Stated task: Write each line of the material exactly as given, from the top through the line that contains "from matplotlib.ticker import", and omit all pictures.

Given information:
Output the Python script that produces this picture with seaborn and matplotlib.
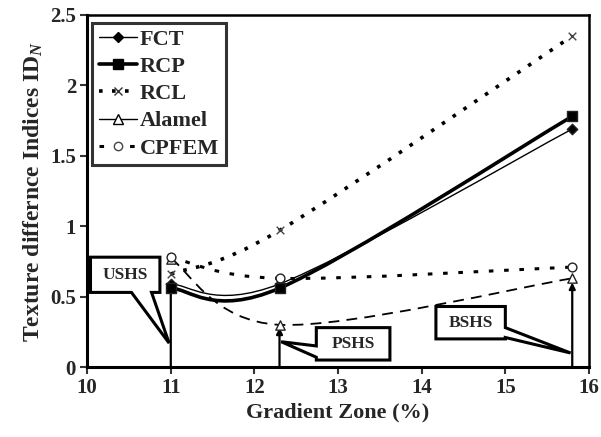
import numpy as np
import pandas as pd
import seaborn as sns
import matplotlib
matplotlib.use("Agg")
import matplotlib.pyplot as plt
from matplotlib.path import Path
from matplotlib.patches import PathPatch, Polygon
from matplotlib.lines import Line2D
from matplotlib.ticker import FormatStrFormatter

# data
zones = [11.0, 12.3, 15.8]
fct = [0.59, 0.59, 1.69]
rcp = [0.56, 0.56, 1.78]
rcl = [0.66, 0.97, 2.35]
alamel = [0.77, 0.30, 0.63]
cpfem = [0.78, 0.63, 0.71]
series_names = ["FCT", "RCP", "RCL", "Alamel", "CPFEM"]
series_values = [fct, rcp, rcl, alamel, cpfem]

# callouts: label, box (x0, x1, y0, y1), wedge side, wedge base, wedge tip
callout_labels = ["USHS", "PSHS", "BSHS"]
callout_boxes = [(10.04, 10.87, 0.53, 0.78), (12.74, 13.62, 0.05, 0.28), (14.17, 15.0, 0.20, 0.43)]
callout_sides = ["bottom", "left", "right"]
callout_bases = [(10.53, 10.77), (0.07, 0.15), (0.21, 0.28)]
callout_tips = [(10.98, 0.17), (12.32, 0.18), (15.78, 0.10)]

stem_zones = [11.0, 12.3, 15.8]
stem_tops = [0.57, 0.28, 0.60]

x_ticks = [10, 11, 12, 13, 14, 15, 16]
y_ticks = [0, 0.5, 1, 1.5, 2, 2.5]

sns.set_style("white")
plt.rcParams["font.family"] = ["Liberation Serif", "DejaVu Serif"]
plt.rcParams["font.weight"] = "bold"
plt.rcParams["mathtext.fontset"] = "custom"
plt.rcParams["mathtext.rm"] = "Liberation Serif:bold"
plt.rcParams["mathtext.it"] = "Liberation Serif:italic:bold"

styles = {
    "FCT": dict(lw=1.0, ls="-", color="black"),
    "RCP": dict(lw=2.6, ls="-", color="black"),
    "RCL": dict(lw=2.6, ls=(0, (1.0, 2.6)), color="black"),
    "Alamel": dict(lw=1.3, ls=(0, (6, 4)), color="black"),
    "CPFEM": dict(lw=2.2, ls=(0, (1.5, 3.5)), color="black"),
}


def smooth_path(xs, ys):
    # Excel-like smoothed line through the points, as cubic bezier segments
    pts = np.column_stack([xs, ys])
    n = len(pts)
    verts = [pts[0]]
    codes = [Path.MOVETO]
    for i in range(n - 1):
        pm = pts[max(i - 1, 0)]
        pp = pts[min(i + 2, n - 1)]
        c1 = pts[i] + (pts[i + 1] - pm) / 6.0
        c2 = pts[i + 1] - (pp - pts[i]) / 6.0
        verts += [c1, c2, pts[i + 1]]
        codes += [Path.CURVE4] * 3
    return Path(verts, codes)


def callout_shape(box, side, base, tip):
    x0, x1, y0, y1 = box
    if side == "bottom":
        return [(x0, y1), (x1, y1), (x1, y0), (base[1], y0), tip, (base[0], y0), (x0, y0)]
    if side == "left":
        return [(x0, y1), (x1, y1), (x1, y0), (x0, y0), (x0, base[0]), tip, (x0, base[1])]
    return [(x0, y1), (x1, y1), (x1, base[1]), tip, (x1, base[0]), (x1, y0), (x0, y0)]


fig = plt.figure(figsize=(6.01, 4.37), dpi=100)
ax = fig.add_axes([0.145, 0.160, 0.835, 0.806])

for name, vals in zip(series_names, series_values):
    st = styles[name]
    ax.add_patch(PathPatch(smooth_path(zones, vals), fill=False,
                           edgecolor=st["color"], lw=st["lw"],
                           linestyle=st["ls"], capstyle="butt", zorder=3))

df = pd.DataFrame({
    "zone": np.tile(zones, len(series_names)),
    "value": np.concatenate(series_values),
    "series": np.repeat(series_names, len(zones)),
})
marker_map = {"FCT": "D", "RCP": "s", "RCL": "x", "Alamel": "^", "CPFEM": "o"}
face = {"FCT": "black", "RCP": "black", "RCL": "#555555", "Alamel": "white", "CPFEM": "white"}
size = {"FCT": 28, "RCP": 55, "RCL": 30, "Alamel": 45, "CPFEM": 40}
for name in series_names:
    sub = df[df["series"] == name]
    if name == "RCL":
        sns.scatterplot(data=sub, x="zone", y="value", marker="x", s=size[name],
                        color="#444444", linewidth=1.0, ax=ax, zorder=5, legend=False)
    else:
        sns.scatterplot(data=sub, x="zone", y="value", marker=marker_map[name],
                        s=size[name], facecolor=face[name], edgecolor="#222222",
                        linewidth=1.0, ax=ax, zorder=5, legend=False)

# vertical stems from the axis up to the points
for i, (xz, top) in enumerate(zip(stem_zones, stem_tops)):
    ax.annotate("", xy=(xz, top), xytext=(xz, 0),
                arrowprops=dict(arrowstyle="-|>" if i else "-", color="black",
                                lw=1.6, mutation_scale=9, shrinkA=0, shrinkB=0),
                zorder=4)

# callout boxes with wedge pointers
for lab, box, side, base, tip in zip(callout_labels, callout_boxes, callout_sides,
                                     callout_bases, callout_tips):
    ax.add_patch(Polygon(callout_shape(box, side, base, tip), closed=True, fc="white",
                         ec="black", lw=2.2, joinstyle="miter", zorder=6))
    ax.text((box[0] + box[1]) / 2, (box[2] + box[3]) / 2, lab, ha="center",
            va="center", fontsize=12.5, fontweight="bold", zorder=7)

ax.set_xlim(10, 16)
ax.set_ylim(0, 2.5)
ax.set_xticks(x_ticks)
ax.set_yticks(y_ticks)
ax.yaxis.set_major_formatter(FormatStrFormatter("%g"))
ax.tick_params(axis="both", direction="out", length=5, width=1.5, labelsize=15,
               left=True, bottom=True, pad=3, color="#333333")
for lbl in ax.get_xticklabels() + ax.get_yticklabels():
    lbl.set_fontweight("bold")
for side in ["left", "bottom"]:
    ax.spines[side].set_linewidth(2.2)
for side in ["top", "right"]:
    ax.spines[side].set_linewidth(1.8)
for sp in ax.spines.values():
    sp.set_color("black")

ax.set_xlabel("Gradient Zone (%)", fontsize=16, fontweight="bold", labelpad=3)
ax.set_ylabel("Texture differnce Indices ID$_N$", fontsize=17, fontweight="bold", labelpad=4)

handles = [
    Line2D([], [], color="black", lw=1.0, marker="D", ms=5, mfc="black"),
    Line2D([], [], color="black", lw=2.6, marker="s", ms=7, mfc="black"),
    Line2D([], [], color="black", lw=2.6, ls=(0, (1.0, 2.6)), marker="x", ms=6, mec="#333333"),
    Line2D([], [], color="black", lw=1.0, marker="^", ms=7, mfc="white"),
    Line2D([], [], color="black", lw=2.2, ls=(0, (1.5, 3.5)), marker="o", ms=6, mfc="white", mec="#444444"),
]
leg = ax.legend(handles, series_names, loc="upper left", bbox_to_anchor=(0.01, 0.978),
                fontsize=16, frameon=True, fancybox=False, handlelength=1.7,
                handletextpad=0.15, labelspacing=0.3, borderpad=0.3, borderaxespad=0)
leg.get_frame().set_edgecolor("black")
leg.get_frame().set_linewidth(2.2)
for t in leg.get_texts():
    t.set_fontweight("bold")

plt.savefig("out.png", dpi=100)
plt.close()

Completed exercise:
Output the Python script that produces this picture with seaborn and matplotlib.
import numpy as np
import pandas as pd
import seaborn as sns
import matplotlib
matplotlib.use("Agg")
import matplotlib.pyplot as plt
from matplotlib.path import Path
from matplotlib.patches import PathPatch, Polygon
from matplotlib.lines import Line2D
from matplotlib.ticker import FormatStrFormatter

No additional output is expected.